Herald-Whig View

Quincy Public Schools Foundation vital to education

Posted: Sep. 9, 2018 12:20 am

MEMBERS of the Quincy Public Schools Foundation have set an ambitious goal of raising $150,000 by the end of the year to continue efforts to provide necessary financial assistance for pressing educational initiatives that cannot otherwise be addressed by the district because of budgetary constraints.

The foundation's annual Dream Big campaign will again ask donors, especially alumni, to provide critical support for curriculum, technology, fine arts, athletics and endowment needs.

Funds also enable grants of up to $1,500 to be awarded to staff members for innovative ideas or teaching practices.

For campaign co-chairman Reaugh Broemmel, the message is simple: "What we'd like to do is help people understand that a vibrant school system creates a vibrant community."

District 172 voters realized this in 2014 when they overwhelmingly approved an $89 million bond issue to provide funding to build five state-of-the-art elementary schools to house K-5 students. Three new buildings already are in use, and the final two will open for the start of the 2019-20 school year.

However, Quincy administrators and School Board members -- like many others around the state -- are still being forced to make difficult day-to-day decisions to balance expenses and revenues because, in part, the state of Illinois has not maintained an appropriate share of the cost of funding education.

While the General Assembly at long last approved a new education funding formula in 2017 that directs additional money to poorer districts like Quincy, continuing financial pressures show no signs of easing because the state still provides only about a quarter of what it takes to educate students.

The Quincy Public Schools Foundation, created in 1989 to help fund necessary academic initiatives and enhance learning opportunities for Quincy students, has helped raise millions of dollars to help fill that void.

It created the successful Circles of Investment initiative in 2003 that enables individuals, groups or companies to contribute between $10,000 and $50,000 each, with the option of specifying what cause their donation would support.

Realizing additional funds were needed, the foundation launched its first Dream Big campaign in 2011, a multi-year grass-roots effort that reached out to all segments of the community to raise $4 million for immediate needs and long-term endowments.
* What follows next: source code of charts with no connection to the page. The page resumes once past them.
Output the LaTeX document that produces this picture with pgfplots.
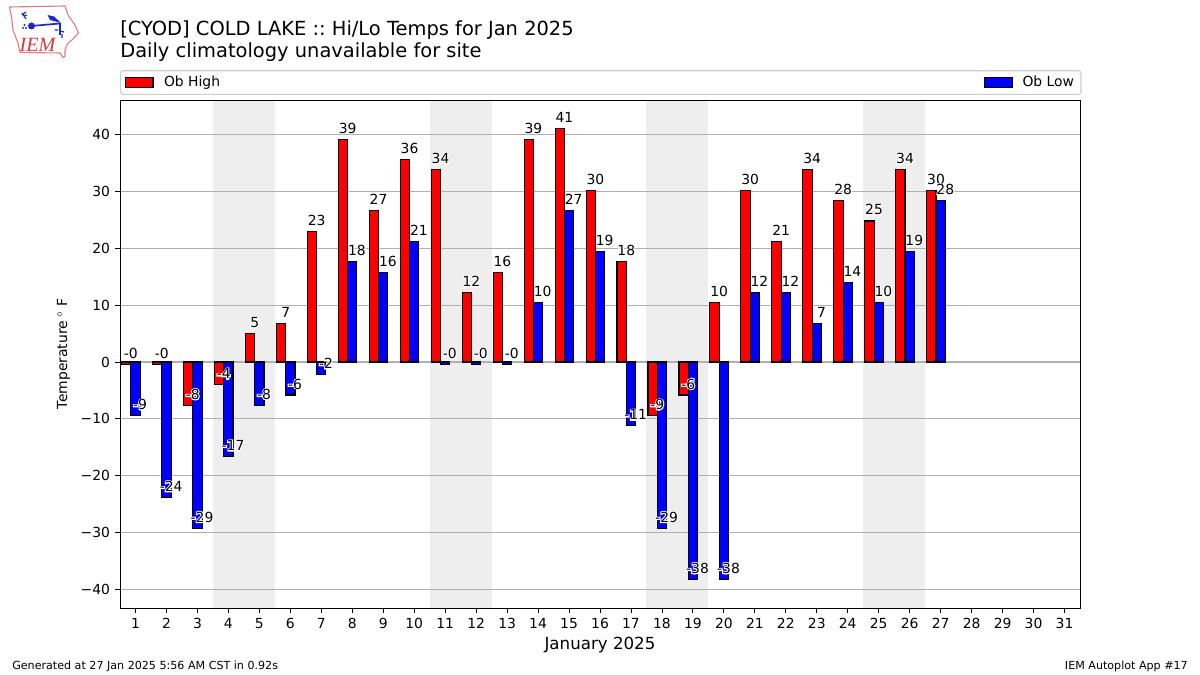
\documentclass[border=0pt]{standalone}
\usepackage{fontspec}
\setmainfont{DejaVu Sans}
\newfontfamily\logofont{Liberation Serif}
\newfontfamily\halofont[FakeBold=15]{DejaVu Sans}
\usepackage{pgfplots}
\usepackage{pgfplotstable}
\pgfplotsset{compat=1.18}

% 1 px of the reference = 0.72bp, so matplotlib points = bp here
\pgfplotstableread{
day high hl low ll
1  -0.4 -0  -9.4  -9
2  -0.4 -0  -23.8 -24
3  -7.6 -8  -29.2 -29
4  -4.0 -4  -16.6 -17
5   5.0 5   -7.6  -8
6   6.8 7   -5.8  -6
7  23.0 23  -2.2  -2
8  39.2 39  17.6  18
9  26.6 27  15.8  16
10 35.6 36  21.2  21
11 33.8 34  -0.4  -0
12 12.2 12  -0.4  -0
13 15.8 16  -0.4  -0
14 39.2 39  10.4  10
15 41.0 41  26.6  27
16 30.2 30  19.4  19
17 17.6 18  -11.2 -11
18 -9.4 -9  -29.2 -29
19 -5.8 -6  -38.2 -38
20 10.4 10  -38.2 -38
21 30.2 30  12.2  12
22 21.2 21  12.2  12
23 33.8 34  6.8   7
24 28.4 28  14.0  14
25 24.8 25  10.4  10
26 33.8 34  19.4  19
27 30.2 30  28.4  28
}\temps

\definecolor{gridgray}{HTML}{B0B0B0}
\definecolor{wkend}{HTML}{EEEEEE}
\definecolor{legedge}{HTML}{CCCCCC}
\definecolor{logored}{HTML}{D8383C}
\definecolor{logoline}{HTML}{E07C80}
\definecolor{logoblue}{HTML}{1C28C8}

% white outline round the value labels
\newcommand{\halo}[1]{\rlap{\textcolor{white}{\halofont #1}}#1}

\pgfplotsset{
  layers/chart/.define layer set={axis background,main,axis grid,axis ticks,axis lines,axis tick labels,labels,axis descriptions,axis foreground}{},
  set layers=chart,
  vallabel/.style={
    forget plot, draw=none, mark=none, on layer=labels,
    point meta=explicit symbolic,
    nodes near coords={\halo{\pgfplotspointmeta}},
    every node near coord/.append style={anchor=base, inner sep=0pt, yshift=4.3bp, font=\fontsize{10bp}{12bp}\selectfont, text=black},
  },
}

\begin{document}
\frenchspacing
\begin{tikzpicture}
\begin{axis}[
  at={(86.4bp,48.24bp)}, anchor=south west,
  scale only axis, width=691.2bp, height=365.76bp,
  xmin=0.5, xmax=31.5, ymin=-43.25, ymax=46.07,
  clip=false,
  axis line style={black, line width=0.6bp},
  tick style={black, line width=0.6bp},
  major tick length=3.5bp,
  tick align=outside, xtick pos=bottom, ytick pos=left,
  xtick={1,2,...,31},
  ytick={-40,-30,-20,-10,0,10,20,30,40},
  yticklabels={−40,−30,−20,−10,0,10,20,30,40},
  /pgf/number format/assume math mode=true,
  tick label style={font=\fontsize{10bp}{12bp}\selectfont},
  every tick label/.append style={inner sep=0pt},
  xticklabel style={yshift=-3.5bp},
  yticklabel style={xshift=-3.5bp},
  ymajorgrids, grid style={gridgray, line width=0.8bp},
  xlabel={January 2025},
  xlabel style={font=\fontsize{12bp}{14bp}\selectfont, at={(0.5,0)}, anchor=base, yshift=-29.7bp, inner sep=0pt},
  ylabel={Temperature\;$^\circ$\;F},
  ylabel style={font=\fontsize{10bp}{12bp}\selectfont, at={(0,0.5)}, anchor=base, yshift=38bp, inner sep=0pt},
  title={[CYOD] COLD LAKE :: Hi/Lo Temps for Jan 2025\\Daily climatology unavailable for site},
  title style={at={(0,1)}, anchor=base west, align=left, inner sep=0pt, yshift=24.5bp,
    font=\fontsize{14bp}{16bp}\selectfont},
  legend style={at={(0,1)}, anchor=south west, yshift=3.6bp, draw=legedge, line width=0.8bp,
    rounded corners=2bp, legend columns=2, font=\fontsize{10bp}{12.5bp}\selectfont,
    /tikz/column 1/.style={column sep=5.5bp},
    /tikz/column 2/.style={column sep=548bp},
    /tikz/column 3/.style={column sep=5bp}},
  legend cell align=left,
  legend image code/.code={\draw[#1,sharp corners,line width=0.8bp] (0bp,-3.5bp) rectangle (20bp,3.5bp);},
]
\begin{pgfonlayer}{axis background}
  \fill[wkend] (axis cs:3.5,-43.25) rectangle (axis cs:5.5,46.07);
  \fill[wkend] (axis cs:10.5,-43.25) rectangle (axis cs:12.5,46.07);
  \fill[wkend] (axis cs:17.5,-43.25) rectangle (axis cs:19.5,46.07);
  \fill[wkend] (axis cs:24.5,-43.25) rectangle (axis cs:26.5,46.07);
\end{pgfonlayer}
\addplot[ybar, bar width=6.69bp, bar shift=-6.69bp, fill=red, draw=black, line width=0.8bp] table[x=day,y=high] {\temps};
\addlegendentry{Ob High}
\addplot[ybar, bar width=6.69bp, bar shift=0bp, fill=blue, draw=black, line width=0.8bp] table[x=day,y=low] {\temps};
\addlegendentry{Ob Low}
\addplot[vallabel] table[x expr=\thisrow{day}-0.15,y=high,meta=hl] {\temps};
\addplot[vallabel] table[x expr=\thisrow{day}+0.15,y=low,meta=ll] {\temps};
\end{axis}

% footer and logo, in reference pixels (origin top left)
\begin{scope}[shift={(0bp,486bp)}, x=0.72bp, y=-0.72bp]
  \node[anchor=base west, inner sep=0pt, font=\fontsize{8bp}{10bp}\selectfont] at (12,670) {Generated at 27 Jan 2025 5:56 AM CST in 0.92s};
  \node[anchor=base east, inner sep=0pt, font=\fontsize{8bp}{10bp}\selectfont] at (1188,670) {IEM Autoplot App \#17};
  \draw[logoline, line width=0.8bp, line join=round]
    (9.5,7) -- (65,6) -- (68,15) -- (75,25) -- (78.5,33) -- (72,40) -- (68,43) -- (65,50) -- (65,56.5) -- (63,57.5) -- (60,53) -- (20,52.5) -- (18,43) -- (13,30) -- (11.5,17) -- cycle;
  \draw[logoblue, line width=1.2bp] (31,26) -- (60,23.5);
  \fill[logoblue] (31.5,26) circle (3.5);
  \fill[logoblue] (47.5,15) -- (54,16.5) -- (61,23) -- (50,20) -- cycle;
  \draw[logoblue, line width=0.9bp] (60,23.5) -- (60,35);
  \draw[logoblue, line width=0.9bp] (55,30) -- (58,30) (60,31) -- (64,32) (62,34) -- (62,38);
  \draw[logoblue, line width=0.8bp] (26,19) -- (22,13) (22,15) -- (26,12) (24,16) -- (27,15);
  \fill[logoblue] (23,28) circle (1.1) (26,28) circle (1.1) (24.5,25) circle (1.1);
  \node[anchor=base, inner sep=0pt, text=logored, font=\logofont\itshape\fontsize{14.5bp}{16bp}\selectfont] at (37.5,51.5) {IEM};
\end{scope}
\pgfresetboundingbox
\useasboundingbox (0,0) rectangle (864bp,486bp);
\end{tikzpicture}
\end{document}
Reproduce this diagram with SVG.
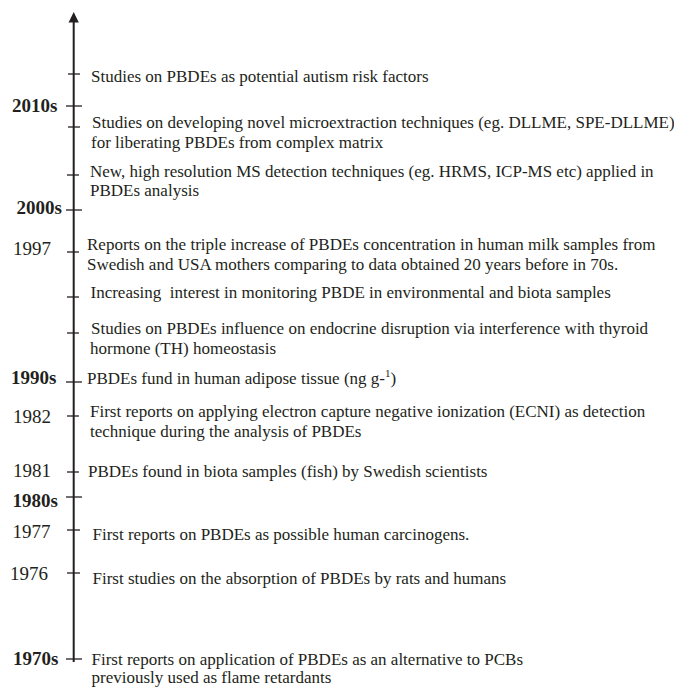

As a result, the successes have been many.

That year, with an $80,000 donation from ADM Cares, the corporate and social investment arm of Archer Daniels Midland, Reading Recovery programs were reinstated in all elementary schools after being eliminated for budgetary reasons.

In addition, alumni and supporters of the Quincy High football, soccer and marching band programs raised funds to replace the grass field at Flinn Stadium with artificial turf.

A year later, the Quincy Junior High band room was renovated and renamed for Dr. John Lynn Lubker, a 1947 graduate who, along with his wife, donated funds for the project.

In 2013, through the generosity of the Knapheide Manufacturing Co. and the Knapheide family, the district installed modern wireless infrastructure in all of its buildings to aid teachers and students in digital learning.

More recently, the foundation worked with another foundation to provide about $300,000 for a new K-5 science curriculum two years ago that later was expanded into the junior high.

"We're still dependent on the foundation for some things critical to education," Superintendent Roy Webb said. "Thank goodness they're here."

The Quincy Public Schools Foundation continues to take a proactive approach in addressing the future of education in Quincy. And those who support its mission are helping to ensure that the future will remain bright for tomorrow's leaders.